Very often the guy with the face and neck tattoo is gonna be the kindest person you meet on a night in Deep Ellum. And he’ll certainly be more authentic than any clean-cut douche in a fitted button down.

 

It’s here in Deep Ellum you might run into a local named Bob (no idea what his last name is), an older gentleman who shuffles about with a goofy grin and a Casio keyboard. He’s a regular at a couple of places I sing karaoke at. He’s adorable, kinda looks like your grandpa, but if you say or do something he doesn’t like he’ll say fuck you. And then high five you with a smile.

And this is, strangely enough, where I feel most at home. I’m not a hipster. I have a couple of silly white girl tattoos but I do not at all see myself as ‘edgy’. But it doesn’t matter. I go out here and no matter what I’m wearing I feel like I belong. Could be short shorts and heels. Could be combat boots and spikes. No makeup. All the makeup. It doesn’t matter in Deep Ellum. And that’s why I love it.

So back to the other night … I went out with a group of girls I work with. These women are at the top of their game. They’re on the younger side, mostly all under 30, but they’re bright, talented and beautiful and I feel very often inspired by them.

After a fancy, delicious dinner, we ventured out to a club in uptown. Now I’ve been to clubs before and I’ve even had a good time while out in uptown. I love to dance and drink heavily and there are plenty of places to do this in uptown. We went into this hip club (Mr. Rich) at the perfect time – no lines yet, no crowds. The DJ was on fire. We got our drinks and proceeded to get our groove on. After a bit though, the crowds started to roll in. And for whatever reason I started to have a mini freakout. I started to feel anxious and out of place. Something just didn’t feel … right.

Now I’m a person who’s very open to new things so I knew it wasn’t that I was simply biased against this place. Plus I love vodka and dancing, so what was the problem? I tried hard to fight against that feeling that this just simply wasn’t my crowd and I didn’t belong.

But the truth is? It wasn’t my crowd. And I didn’t belong. Not because my eyebrows weren’t done or because I don’t know how to contour or because my dress was from Target.
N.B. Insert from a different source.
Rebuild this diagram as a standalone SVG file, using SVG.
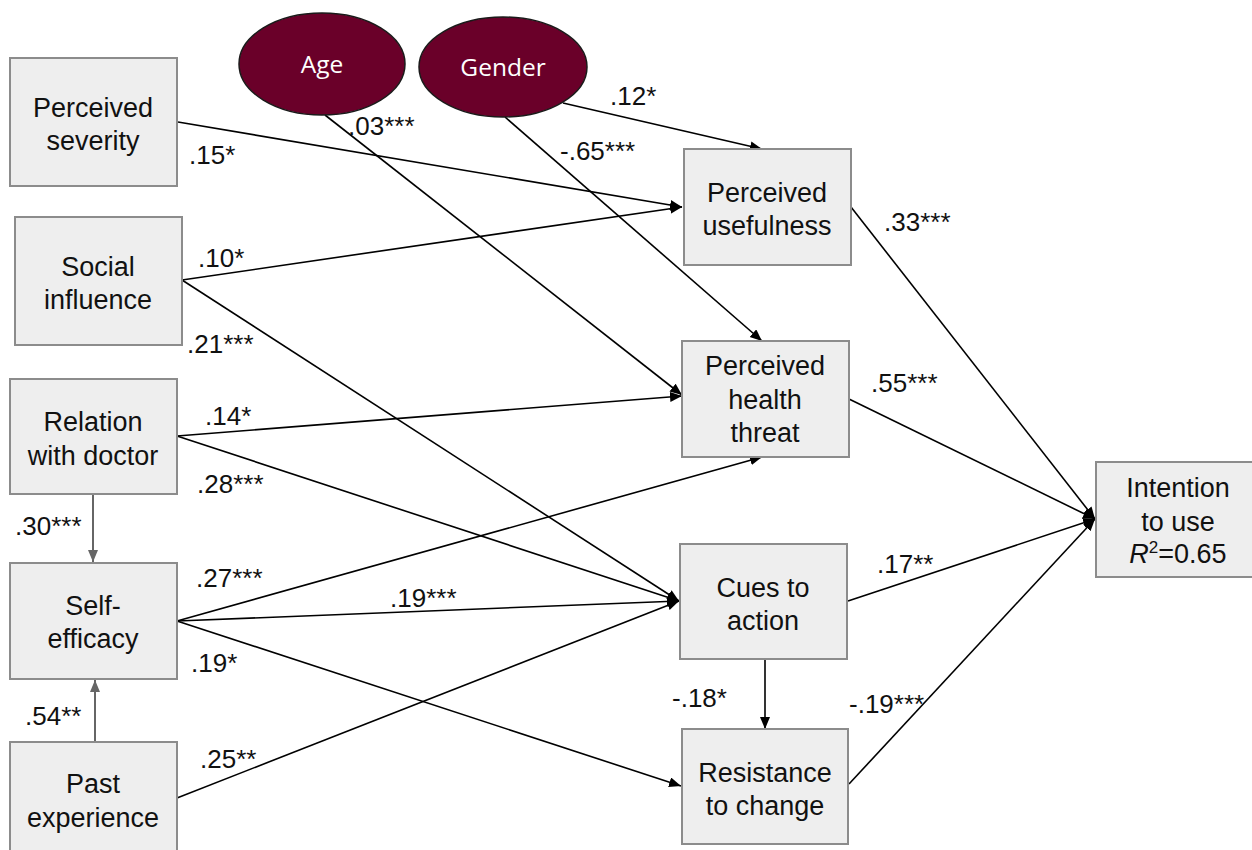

But because this club, though beautiful and the people lovely, kind of embodies things that do not resonate with me. You can barely talk in there, everyone is so polished. Every THING is so polished. It’s hard to discern what’s real.

There was a time when I wanted to be near the glossy and perfect and to emulate them. But as I’ve come into my own and have learned more about the real me, I recognize that no one is perfect and I prefer to be around people who aren’t trying so hard to make their life appear that way. I prefer people that look … real. Flawed even. I prefer scruffy and tatted and a little messy and a whole lot weird. I prefer Bob with his keyboard.

And that’s when it hit me … I still love Carrie Bradshaw, so much, but I no longer aspire to be her. At least not as far as her outer life goes. The clubs, the fashion, the super exclusive new bar openings, the VIP lists. I can and will always be inspired by her fierceness and emotional vulnerability in writing. And I still love her as an icon for the single woman living life on her own terms. But I’m not into the latest high fashion. Nor am I into $600+ dollar shoes. I’m not an upper east side girl … or the Dallas equivalent. Now that doesn’t mean Carrie and I couldn’t be friends … but honestly? We probably don’t have that much in common.

I may not be Carrie but I respect her. And I’m grateful girls like her, and the polished Instagram-ers, exist even if I’m not one of them.

So, once I made peace with my ‘not belonging’ at the club, I quickly said my goodbyes to my lovely co-workers – it was late after all – and called my uber. But on the ride home, I had a sudden urge to feel … some familiarity and see some friendly faces (cue “Cheers” music here). A place where everybody knows your name … or better yet, your drink of choice. So instead of calling it a night, I walked to my favorite local dive bar in Deep Ellum, met up with some swing dance friends and danced the night away to jazz and country.

This is my neighborhood. These are my people. This is where I belong.